Find the string "HTML" in the data, then copy every line where it is found.

*INPUT DATA*
▼▼▼

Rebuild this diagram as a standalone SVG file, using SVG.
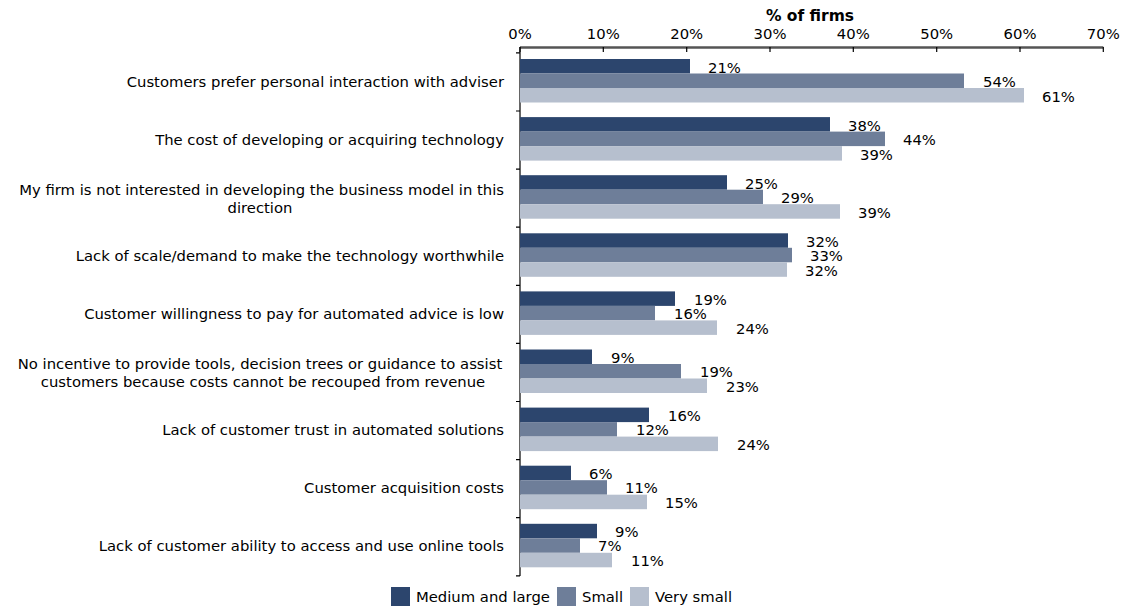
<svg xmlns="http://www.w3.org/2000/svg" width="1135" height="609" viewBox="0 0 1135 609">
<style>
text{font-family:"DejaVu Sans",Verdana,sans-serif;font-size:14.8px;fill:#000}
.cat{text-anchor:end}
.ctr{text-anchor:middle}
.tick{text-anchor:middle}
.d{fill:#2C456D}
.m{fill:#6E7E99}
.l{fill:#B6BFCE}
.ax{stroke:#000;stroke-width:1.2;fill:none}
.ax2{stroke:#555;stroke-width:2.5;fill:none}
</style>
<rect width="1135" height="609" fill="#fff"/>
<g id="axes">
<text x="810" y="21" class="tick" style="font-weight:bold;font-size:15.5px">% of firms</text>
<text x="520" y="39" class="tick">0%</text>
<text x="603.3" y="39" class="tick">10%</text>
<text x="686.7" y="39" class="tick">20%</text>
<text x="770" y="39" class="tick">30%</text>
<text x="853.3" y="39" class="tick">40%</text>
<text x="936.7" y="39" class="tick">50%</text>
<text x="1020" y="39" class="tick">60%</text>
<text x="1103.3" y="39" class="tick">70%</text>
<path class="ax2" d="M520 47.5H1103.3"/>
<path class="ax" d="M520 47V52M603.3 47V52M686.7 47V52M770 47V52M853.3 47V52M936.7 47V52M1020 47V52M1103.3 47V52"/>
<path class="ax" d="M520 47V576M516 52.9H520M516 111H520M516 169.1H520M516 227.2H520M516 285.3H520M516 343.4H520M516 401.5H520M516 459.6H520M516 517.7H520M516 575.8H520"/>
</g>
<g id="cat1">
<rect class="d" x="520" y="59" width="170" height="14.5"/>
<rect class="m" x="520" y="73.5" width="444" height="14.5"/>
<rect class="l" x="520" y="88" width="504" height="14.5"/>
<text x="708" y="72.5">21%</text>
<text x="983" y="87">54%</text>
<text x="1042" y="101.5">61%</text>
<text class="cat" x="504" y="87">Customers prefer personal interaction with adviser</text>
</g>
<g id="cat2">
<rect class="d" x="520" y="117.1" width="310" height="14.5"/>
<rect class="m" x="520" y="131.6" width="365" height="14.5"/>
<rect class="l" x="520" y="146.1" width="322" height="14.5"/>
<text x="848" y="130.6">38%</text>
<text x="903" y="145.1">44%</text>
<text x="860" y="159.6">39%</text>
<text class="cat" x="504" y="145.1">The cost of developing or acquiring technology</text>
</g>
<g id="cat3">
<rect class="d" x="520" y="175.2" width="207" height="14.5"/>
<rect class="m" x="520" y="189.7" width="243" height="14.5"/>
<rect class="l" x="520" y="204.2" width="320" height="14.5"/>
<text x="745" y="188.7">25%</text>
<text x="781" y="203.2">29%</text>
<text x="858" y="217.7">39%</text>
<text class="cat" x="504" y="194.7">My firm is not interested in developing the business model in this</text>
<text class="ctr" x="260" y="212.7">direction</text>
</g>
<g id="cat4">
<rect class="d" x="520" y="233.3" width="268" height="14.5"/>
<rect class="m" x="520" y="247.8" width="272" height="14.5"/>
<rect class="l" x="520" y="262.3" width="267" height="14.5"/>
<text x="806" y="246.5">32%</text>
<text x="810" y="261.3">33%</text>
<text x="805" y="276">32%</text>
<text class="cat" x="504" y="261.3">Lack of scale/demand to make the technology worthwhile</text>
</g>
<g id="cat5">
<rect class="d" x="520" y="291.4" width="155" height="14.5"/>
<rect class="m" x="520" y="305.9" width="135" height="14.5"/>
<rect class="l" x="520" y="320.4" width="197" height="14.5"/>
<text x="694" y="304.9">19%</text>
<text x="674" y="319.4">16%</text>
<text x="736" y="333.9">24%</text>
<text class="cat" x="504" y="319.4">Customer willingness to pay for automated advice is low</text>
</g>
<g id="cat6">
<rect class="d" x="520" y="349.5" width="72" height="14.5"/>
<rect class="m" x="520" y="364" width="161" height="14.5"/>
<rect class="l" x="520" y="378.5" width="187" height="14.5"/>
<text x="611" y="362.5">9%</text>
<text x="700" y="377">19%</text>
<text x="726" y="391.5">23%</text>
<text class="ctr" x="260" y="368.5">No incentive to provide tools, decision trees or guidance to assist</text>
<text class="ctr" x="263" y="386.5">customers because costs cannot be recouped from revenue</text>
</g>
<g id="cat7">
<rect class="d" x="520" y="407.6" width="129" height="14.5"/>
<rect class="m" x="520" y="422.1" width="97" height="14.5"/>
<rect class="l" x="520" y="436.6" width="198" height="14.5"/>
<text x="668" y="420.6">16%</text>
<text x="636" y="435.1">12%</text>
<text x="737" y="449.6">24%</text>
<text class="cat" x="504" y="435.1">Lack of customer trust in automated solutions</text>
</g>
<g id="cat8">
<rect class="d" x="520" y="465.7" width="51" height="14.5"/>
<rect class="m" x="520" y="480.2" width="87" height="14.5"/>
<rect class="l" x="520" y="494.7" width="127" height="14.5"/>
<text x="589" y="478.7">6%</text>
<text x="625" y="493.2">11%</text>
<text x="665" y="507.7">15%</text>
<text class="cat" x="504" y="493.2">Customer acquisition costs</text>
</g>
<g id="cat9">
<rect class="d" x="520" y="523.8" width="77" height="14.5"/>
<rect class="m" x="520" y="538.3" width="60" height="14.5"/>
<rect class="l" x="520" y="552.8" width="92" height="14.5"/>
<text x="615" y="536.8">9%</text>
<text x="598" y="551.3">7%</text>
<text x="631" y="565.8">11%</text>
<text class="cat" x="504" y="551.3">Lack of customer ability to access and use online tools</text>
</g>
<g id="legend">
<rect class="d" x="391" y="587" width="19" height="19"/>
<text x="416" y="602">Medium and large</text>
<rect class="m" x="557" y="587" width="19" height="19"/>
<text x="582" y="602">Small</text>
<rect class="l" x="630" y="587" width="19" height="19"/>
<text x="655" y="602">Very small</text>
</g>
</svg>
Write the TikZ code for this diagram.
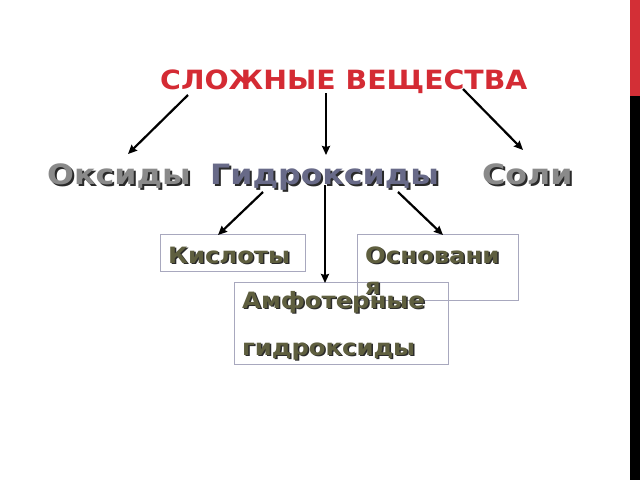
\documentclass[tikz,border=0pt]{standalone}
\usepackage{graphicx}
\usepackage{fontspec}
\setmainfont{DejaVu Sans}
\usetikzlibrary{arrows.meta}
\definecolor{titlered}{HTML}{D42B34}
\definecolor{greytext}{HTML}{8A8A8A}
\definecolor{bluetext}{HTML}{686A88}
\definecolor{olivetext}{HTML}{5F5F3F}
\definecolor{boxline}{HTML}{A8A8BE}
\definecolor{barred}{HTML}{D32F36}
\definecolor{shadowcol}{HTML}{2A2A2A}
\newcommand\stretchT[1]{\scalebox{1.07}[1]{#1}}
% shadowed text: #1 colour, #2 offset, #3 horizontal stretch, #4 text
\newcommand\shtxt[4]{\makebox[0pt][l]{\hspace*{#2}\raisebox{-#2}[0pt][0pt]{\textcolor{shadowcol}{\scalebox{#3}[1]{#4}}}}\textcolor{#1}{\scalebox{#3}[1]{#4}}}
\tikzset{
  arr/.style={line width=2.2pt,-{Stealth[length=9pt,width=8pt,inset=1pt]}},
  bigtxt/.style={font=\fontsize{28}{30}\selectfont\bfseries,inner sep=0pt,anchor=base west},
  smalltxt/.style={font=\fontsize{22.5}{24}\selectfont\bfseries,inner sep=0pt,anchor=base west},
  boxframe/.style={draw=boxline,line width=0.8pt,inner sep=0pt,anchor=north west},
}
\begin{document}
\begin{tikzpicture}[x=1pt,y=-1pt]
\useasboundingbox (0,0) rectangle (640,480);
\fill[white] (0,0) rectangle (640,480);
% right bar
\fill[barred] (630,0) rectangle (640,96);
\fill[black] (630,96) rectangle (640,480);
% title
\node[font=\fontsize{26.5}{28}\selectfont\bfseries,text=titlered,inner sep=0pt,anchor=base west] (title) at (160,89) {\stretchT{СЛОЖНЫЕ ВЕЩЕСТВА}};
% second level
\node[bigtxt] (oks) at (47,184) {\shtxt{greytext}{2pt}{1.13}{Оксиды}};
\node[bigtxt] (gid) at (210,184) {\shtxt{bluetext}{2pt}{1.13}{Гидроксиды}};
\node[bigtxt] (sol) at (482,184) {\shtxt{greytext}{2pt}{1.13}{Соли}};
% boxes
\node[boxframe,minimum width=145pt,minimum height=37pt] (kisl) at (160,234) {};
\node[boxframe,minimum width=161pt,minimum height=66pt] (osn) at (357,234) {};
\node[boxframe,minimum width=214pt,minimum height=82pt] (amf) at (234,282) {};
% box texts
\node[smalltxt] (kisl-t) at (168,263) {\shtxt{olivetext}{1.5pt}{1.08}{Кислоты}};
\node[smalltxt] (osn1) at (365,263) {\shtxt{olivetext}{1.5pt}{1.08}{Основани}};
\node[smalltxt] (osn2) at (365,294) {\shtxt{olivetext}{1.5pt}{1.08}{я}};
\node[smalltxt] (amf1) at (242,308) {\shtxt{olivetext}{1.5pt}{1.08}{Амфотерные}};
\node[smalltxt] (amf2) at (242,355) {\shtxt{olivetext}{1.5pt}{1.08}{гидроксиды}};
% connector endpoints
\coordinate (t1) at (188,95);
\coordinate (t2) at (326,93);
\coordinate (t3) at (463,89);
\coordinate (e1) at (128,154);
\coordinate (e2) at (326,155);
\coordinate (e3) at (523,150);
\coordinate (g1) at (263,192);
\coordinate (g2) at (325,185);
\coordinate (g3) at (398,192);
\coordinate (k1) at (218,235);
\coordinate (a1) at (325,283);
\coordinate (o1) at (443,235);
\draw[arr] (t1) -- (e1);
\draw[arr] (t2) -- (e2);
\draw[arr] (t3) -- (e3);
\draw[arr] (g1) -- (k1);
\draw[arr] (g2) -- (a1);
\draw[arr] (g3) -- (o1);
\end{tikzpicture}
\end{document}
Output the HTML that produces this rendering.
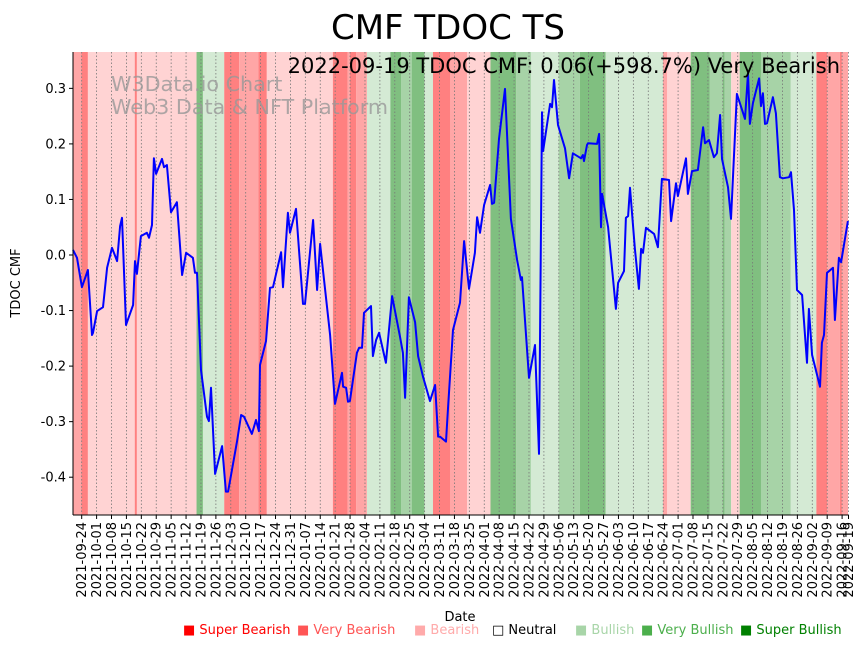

▲▲▲

*FINISHED EXERCISE*
\definecolor{titlered}{HTML}{D42B34}
\definecolor{greytext}{HTML}{8A8A8A}
\definecolor{bluetext}{HTML}{686A88}
\definecolor{olivetext}{HTML}{5F5F3F}
\definecolor{boxline}{HTML}{A8A8BE}
\definecolor{barred}{HTML}{D32F36}
\definecolor{shadowcol}{HTML}{2A2A2A}
Output the HTML that produces this rendering.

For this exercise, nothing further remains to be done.